100 YEARS AGO TODAY
December 2, 1912
Accused of robbing the store of A.W. Wall, 2512 North 30th St., recently, getting a pair of shoes, Albert Frock, a sailor, was sentenced by Judge W.O. Chapman to a term of one to 15 years in the state reformatory at Monroe. Patrolman Raymond saw a man coming out of Wall’s store through a window and fired five shots, but the burglar escaped by running through the Northern Pacific tunnel. Patrolman Hawley was called to quell a disturbance in an Old Town lodging house and Frock, who was intoxicated, was arrested. The man who was seen coming out of Wall’s store wore yellow oilskin overalls. So did Frock. When Frock was brought before Judge Chapman, he did not remember anything of the alleged burglary.
50 YEARS AGO TODAY
December 2, 1962
Although new auto license plates don’t go on sale until Jan. 2, Auditor Jack Sonntag said yesterday that he will give persons who are interested in reserving the same numbers and prefix a chance to do so. Sonntag said those numbers must be reserved by Dec. 14, however, and after that date, persons seeking other special numbers will have an opportunity to reserve them up to the opening date for licensing.
25 YEARS AGO TODAY
December 2, 1987
The Boeing Co. secured a crucial $750 million government space-station contract recently, aligning the company for billions of dollars more in space work and jobs in the decades ahead.
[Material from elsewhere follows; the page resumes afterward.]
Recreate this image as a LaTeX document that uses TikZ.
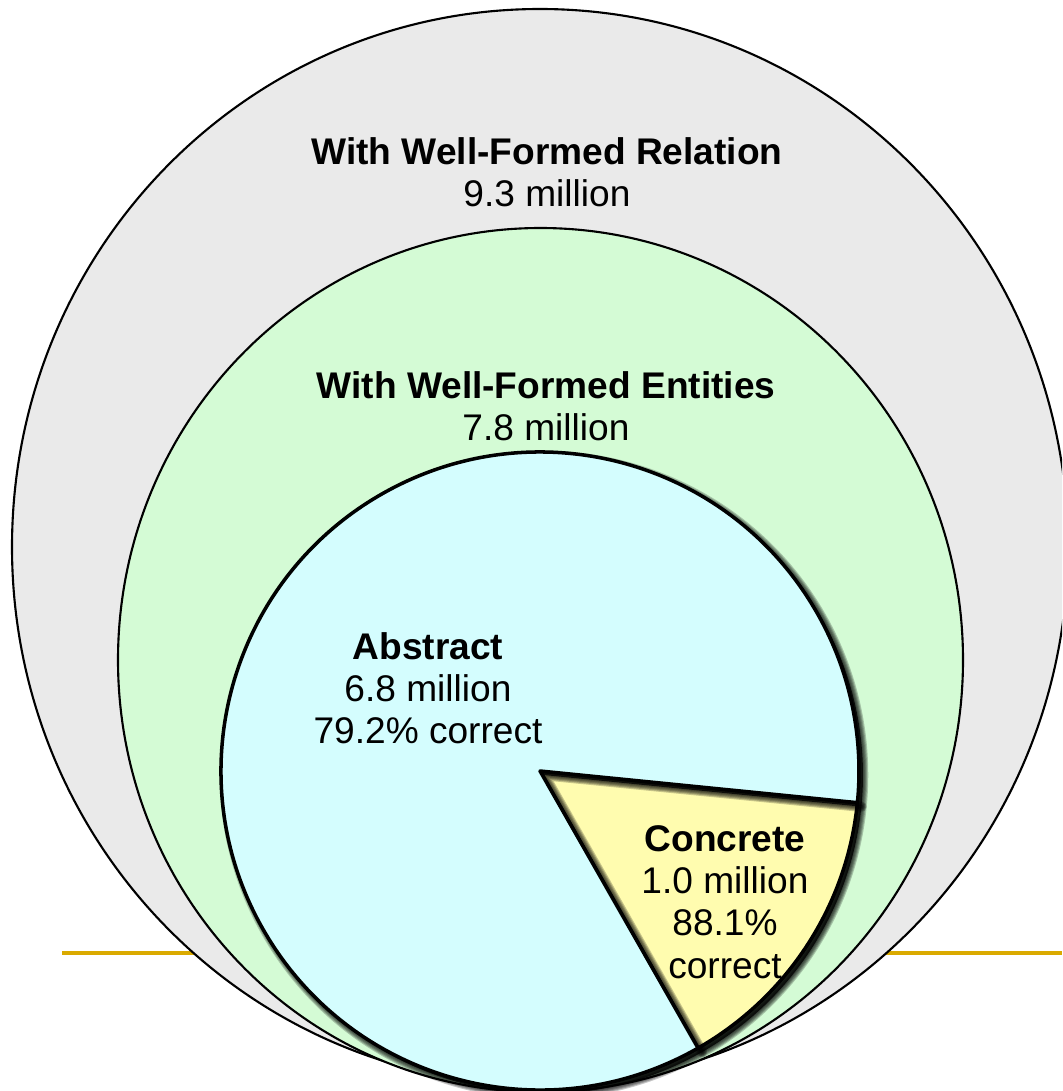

The victory came after an expensive two-year contest that saw a team led by Boeing edge out a Martin Marietta Corp. team for rights to develop space-station living quarters. It was one of four federal space-station development contracts worth a total of $6.5 billion announced by NASA. Others went to subsidiaries of McDonnell Douglas Corp., General Electric Co. and Rockwell International Corp.